The Commission on Human Rights (CHR) asked the government to support a free press after the Media Workers’ Welfare was filed again in the 19th Congress.

House Bill 454 proposes media workers to entitlements to overtime pay, night shift premiums, and wages that should not be below the minimum wage in the media worker’s respective regions.

Workers should also get hazard pay and be given the right basic equipment when doing dangerous assignments. 

“CHR commends the intention of the said bill to improve the welfare and work conditions of media workers who courageously seek and report the truth despite the risks,” the commission said via a statement. 

“Upholding the dignity and labor rights of media workers is essential to the flourishing of press freedom while also enhancing the people’s right to timely and accurate information,” it added.

The CHR explained that the proposed bill can help boost the morale of media workers and may entice younger generations to choose a career in media. 

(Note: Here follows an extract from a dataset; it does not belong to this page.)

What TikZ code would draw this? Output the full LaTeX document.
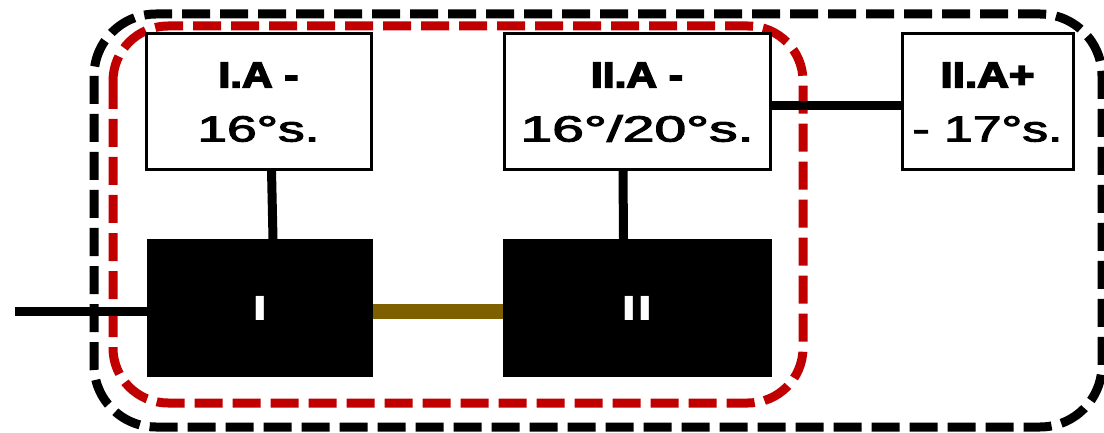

“The commission continues to call for support in defense of free press. We continue to urge the government and the public to acknowledge and defend the role of media in providing fair and accurate information that contributes to [the] durable democracy that we all deserve and aspire [to],” the CHR said.

Meanwhile, the human rights commission said it started an investigation into the death of radio broadcaster Renato Blanco in Mabinay, Negros Oriental on September 18.

The CHR asked for “speedy justice in this case and other rights violations and attacks against members of the press.”

“We call on the administration of President Ferdinand Marcos Jr. to extend his commitment [to] upholding human rights to the protection of the media in the country so they may carry out their work freely and safely,” the CHR said.

“Attacks against the free press impact the human rights situation in the country. We look forward to the resolution of this case, alongside other rights violations committed in the country, for the sake of justice and curbing impunity,” it added.